▶ **Set exercise**:
Output all the data exactly. Pictures do not belong in the copy.

▶ **Recorded information**:

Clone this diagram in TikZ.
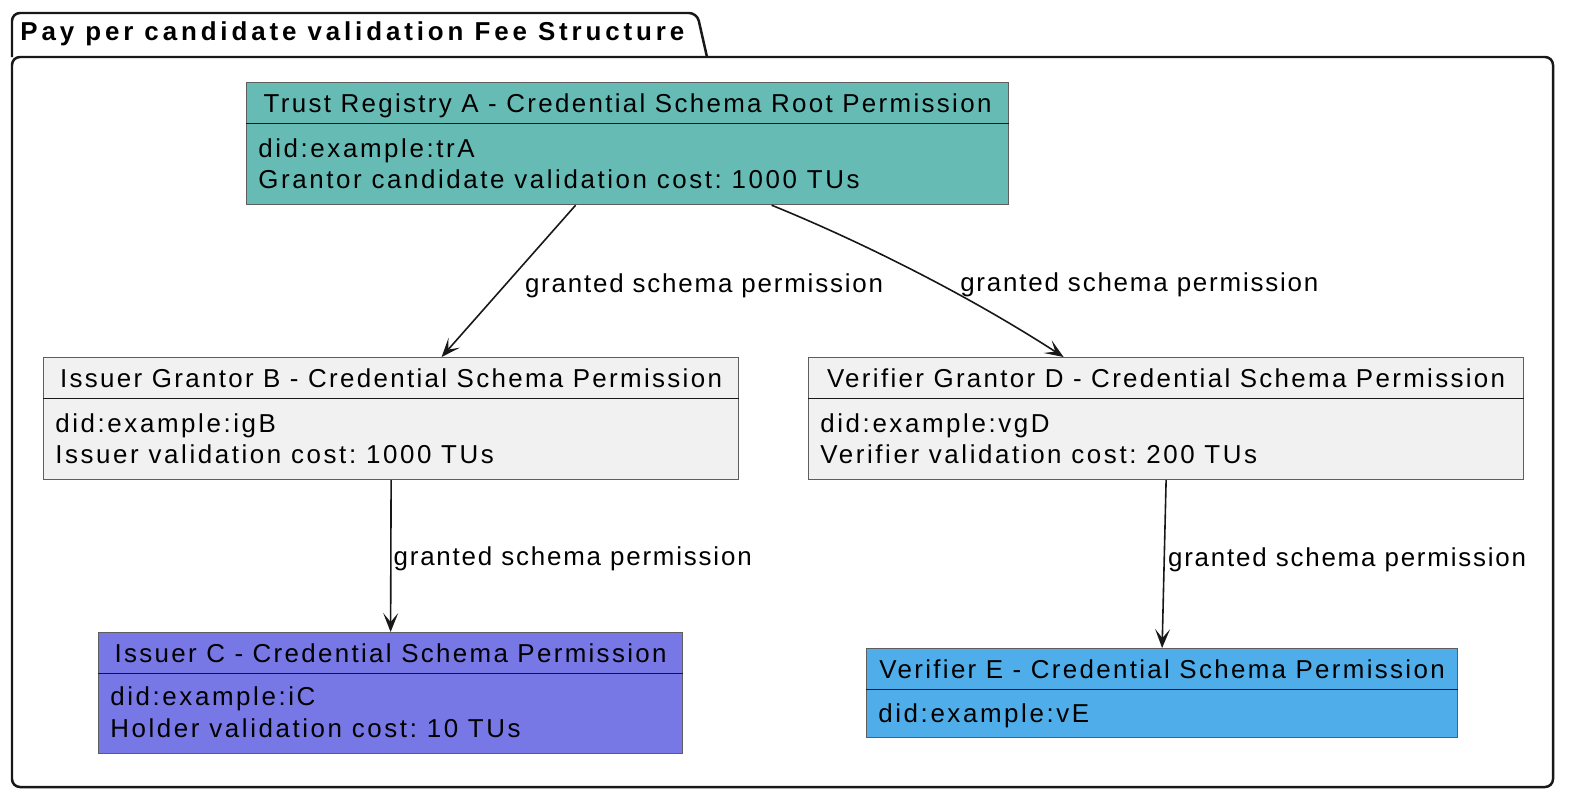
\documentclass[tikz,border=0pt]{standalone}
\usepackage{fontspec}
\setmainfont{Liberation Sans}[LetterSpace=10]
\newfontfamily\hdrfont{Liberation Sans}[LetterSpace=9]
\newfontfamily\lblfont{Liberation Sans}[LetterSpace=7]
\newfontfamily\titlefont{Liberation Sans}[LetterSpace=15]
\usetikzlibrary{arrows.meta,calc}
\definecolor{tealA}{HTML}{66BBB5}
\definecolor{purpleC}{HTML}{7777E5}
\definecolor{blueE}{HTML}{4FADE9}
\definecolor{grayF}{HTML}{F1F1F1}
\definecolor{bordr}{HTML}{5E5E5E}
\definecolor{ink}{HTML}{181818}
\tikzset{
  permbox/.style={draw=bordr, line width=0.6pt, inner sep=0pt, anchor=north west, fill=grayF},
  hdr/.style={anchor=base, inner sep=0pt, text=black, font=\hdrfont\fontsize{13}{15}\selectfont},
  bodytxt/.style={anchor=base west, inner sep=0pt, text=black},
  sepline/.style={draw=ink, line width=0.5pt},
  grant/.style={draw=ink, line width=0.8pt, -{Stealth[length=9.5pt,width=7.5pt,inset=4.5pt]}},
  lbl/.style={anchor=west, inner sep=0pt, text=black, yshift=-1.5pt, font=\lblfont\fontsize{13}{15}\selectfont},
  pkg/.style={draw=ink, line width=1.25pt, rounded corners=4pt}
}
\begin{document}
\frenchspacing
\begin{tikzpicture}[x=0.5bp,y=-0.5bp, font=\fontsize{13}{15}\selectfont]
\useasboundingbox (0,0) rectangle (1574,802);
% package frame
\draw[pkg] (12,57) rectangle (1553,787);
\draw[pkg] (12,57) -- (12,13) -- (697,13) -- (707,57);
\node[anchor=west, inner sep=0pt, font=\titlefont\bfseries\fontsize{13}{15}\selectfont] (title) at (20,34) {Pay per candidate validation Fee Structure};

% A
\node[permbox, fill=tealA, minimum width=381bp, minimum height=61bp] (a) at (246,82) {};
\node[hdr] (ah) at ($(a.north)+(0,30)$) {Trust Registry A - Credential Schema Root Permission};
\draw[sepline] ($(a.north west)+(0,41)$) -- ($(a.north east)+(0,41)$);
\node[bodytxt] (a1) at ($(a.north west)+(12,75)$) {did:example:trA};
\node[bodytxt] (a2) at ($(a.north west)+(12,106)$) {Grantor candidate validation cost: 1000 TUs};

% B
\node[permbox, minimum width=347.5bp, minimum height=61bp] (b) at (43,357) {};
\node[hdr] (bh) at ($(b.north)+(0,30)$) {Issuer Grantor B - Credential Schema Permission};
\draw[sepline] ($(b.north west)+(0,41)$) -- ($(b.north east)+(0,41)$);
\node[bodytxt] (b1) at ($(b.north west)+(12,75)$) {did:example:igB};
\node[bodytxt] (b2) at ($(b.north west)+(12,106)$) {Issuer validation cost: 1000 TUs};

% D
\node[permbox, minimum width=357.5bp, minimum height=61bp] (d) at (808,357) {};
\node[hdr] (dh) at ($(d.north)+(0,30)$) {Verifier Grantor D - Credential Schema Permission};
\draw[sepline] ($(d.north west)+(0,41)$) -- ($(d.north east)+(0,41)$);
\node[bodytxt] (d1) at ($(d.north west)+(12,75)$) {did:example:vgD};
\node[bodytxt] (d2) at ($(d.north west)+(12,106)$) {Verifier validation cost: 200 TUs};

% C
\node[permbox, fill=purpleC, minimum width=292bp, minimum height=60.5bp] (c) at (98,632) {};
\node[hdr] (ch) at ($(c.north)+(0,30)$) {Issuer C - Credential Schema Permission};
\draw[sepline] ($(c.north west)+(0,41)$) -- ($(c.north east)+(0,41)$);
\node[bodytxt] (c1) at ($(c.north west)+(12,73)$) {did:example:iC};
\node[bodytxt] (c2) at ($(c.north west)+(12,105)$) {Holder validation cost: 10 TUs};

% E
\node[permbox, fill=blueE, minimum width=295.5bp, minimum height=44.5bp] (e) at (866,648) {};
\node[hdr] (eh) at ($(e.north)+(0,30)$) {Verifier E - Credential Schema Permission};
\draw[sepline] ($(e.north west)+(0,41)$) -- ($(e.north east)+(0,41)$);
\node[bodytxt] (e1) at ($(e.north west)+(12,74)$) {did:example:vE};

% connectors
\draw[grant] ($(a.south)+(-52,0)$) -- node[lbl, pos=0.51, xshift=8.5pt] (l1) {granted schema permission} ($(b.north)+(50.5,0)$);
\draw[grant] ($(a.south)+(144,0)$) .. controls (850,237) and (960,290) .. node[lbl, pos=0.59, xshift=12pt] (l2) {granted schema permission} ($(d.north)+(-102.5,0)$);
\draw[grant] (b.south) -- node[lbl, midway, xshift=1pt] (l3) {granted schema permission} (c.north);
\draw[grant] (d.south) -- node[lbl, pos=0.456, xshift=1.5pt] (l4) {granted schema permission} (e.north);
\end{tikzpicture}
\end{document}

▶ **Task response**:
Clone this diagram in TikZ.
\documentclass[tikz,border=0pt]{standalone}
\usepackage{fontspec}
\setmainfont{Liberation Sans}[LetterSpace=10]
\newfontfamily\hdrfont{Liberation Sans}[LetterSpace=9]
\newfontfamily\lblfont{Liberation Sans}[LetterSpace=7]
\newfontfamily\titlefont{Liberation Sans}[LetterSpace=15]
\usetikzlibrary{arrows.meta,calc}
\definecolor{tealA}{HTML}{66BBB5}
\definecolor{purpleC}{HTML}{7777E5}
\definecolor{blueE}{HTML}{4FADE9}
\definecolor{grayF}{HTML}{F1F1F1}
\definecolor{bordr}{HTML}{5E5E5E}
\definecolor{ink}{HTML}{181818}
\tikzset{
  permbox/.style={draw=bordr, line width=0.6pt, inner sep=0pt, anchor=north west, fill=grayF},
  hdr/.style={anchor=base, inner sep=0pt, text=black, font=\hdrfont\fontsize{13}{15}\selectfont},
  bodytxt/.style={anchor=base west, inner sep=0pt, text=black},
  sepline/.style={draw=ink, line width=0.5pt},
  grant/.style={draw=ink, line width=0.8pt, -{Stealth[length=9.5pt,width=7.5pt,inset=4.5pt]}},
  lbl/.style={anchor=west, inner sep=0pt, text=black, yshift=-1.5pt, font=\lblfont\fontsize{13}{15}\selectfont},
  pkg/.style={draw=ink, line width=1.25pt, rounded corners=4pt}
}
\begin{document}
\frenchspacing
\begin{tikzpicture}[x=0.5bp,y=-0.5bp, font=\fontsize{13}{15}\selectfont]
\useasboundingbox (0,0) rectangle (1574,802);
% package frame
\draw[pkg] (12,57) rectangle (1553,787);
\draw[pkg] (12,57) -- (12,13) -- (697,13) -- (707,57);
\node[anchor=west, inner sep=0pt, font=\titlefont\bfseries\fontsize{13}{15}\selectfont] (title) at (20,34) {Pay per candidate validation Fee Structure};

% A
\node[permbox, fill=tealA, minimum width=381bp, minimum height=61bp] (a) at (246,82) {};
\node[hdr] (ah) at ($(a.north)+(0,30)$) {Trust Registry A - Credential Schema Root Permission};
\draw[sepline] ($(a.north west)+(0,41)$) -- ($(a.north east)+(0,41)$);
\node[bodytxt] (a1) at ($(a.north west)+(12,75)$) {did:example:trA};
\node[bodytxt] (a2) at ($(a.north west)+(12,106)$) {Grantor candidate validation cost: 1000 TUs};

% B
\node[permbox, minimum width=347.5bp, minimum height=61bp] (b) at (43,357) {};
\node[hdr] (bh) at ($(b.north)+(0,30)$) {Issuer Grantor B - Credential Schema Permission};
\draw[sepline] ($(b.north west)+(0,41)$) -- ($(b.north east)+(0,41)$);
\node[bodytxt] (b1) at ($(b.north west)+(12,75)$) {did:example:igB};
\node[bodytxt] (b2) at ($(b.north west)+(12,106)$) {Issuer validation cost: 1000 TUs};

% D
\node[permbox, minimum width=357.5bp, minimum height=61bp] (d) at (808,357) {};
\node[hdr] (dh) at ($(d.north)+(0,30)$) {Verifier Grantor D - Credential Schema Permission};
\draw[sepline] ($(d.north west)+(0,41)$) -- ($(d.north east)+(0,41)$);
\node[bodytxt] (d1) at ($(d.north west)+(12,75)$) {did:example:vgD};
\node[bodytxt] (d2) at ($(d.north west)+(12,106)$) {Verifier validation cost: 200 TUs};

% C
\node[permbox, fill=purpleC, minimum width=292bp, minimum height=60.5bp] (c) at (98,632) {};
\node[hdr] (ch) at ($(c.north)+(0,30)$) {Issuer C - Credential Schema Permission};
\draw[sepline] ($(c.north west)+(0,41)$) -- ($(c.north east)+(0,41)$);
\node[bodytxt] (c1) at ($(c.north west)+(12,73)$) {did:example:iC};
\node[bodytxt] (c2) at ($(c.north west)+(12,105)$) {Holder validation cost: 10 TUs};

% E
\node[permbox, fill=blueE, minimum width=295.5bp, minimum height=44.5bp] (e) at (866,648) {};
\node[hdr] (eh) at ($(e.north)+(0,30)$) {Verifier E - Credential Schema Permission};
\draw[sepline] ($(e.north west)+(0,41)$) -- ($(e.north east)+(0,41)$);
\node[bodytxt] (e1) at ($(e.north west)+(12,74)$) {did:example:vE};

% connectors
\draw[grant] ($(a.south)+(-52,0)$) -- node[lbl, pos=0.51, xshift=8.5pt] (l1) {granted schema permission} ($(b.north)+(50.5,0)$);
\draw[grant] ($(a.south)+(144,0)$) .. controls (850,237) and (960,290) .. node[lbl, pos=0.59, xshift=12pt] (l2) {granted schema permission} ($(d.north)+(-102.5,0)$);
\draw[grant] (b.south) -- node[lbl, midway, xshift=1pt] (l3) {granted schema permission} (c.north);
\draw[grant] (d.south) -- node[lbl, pos=0.456, xshift=1.5pt] (l4) {granted schema permission} (e.north);
\end{tikzpicture}
\end{document}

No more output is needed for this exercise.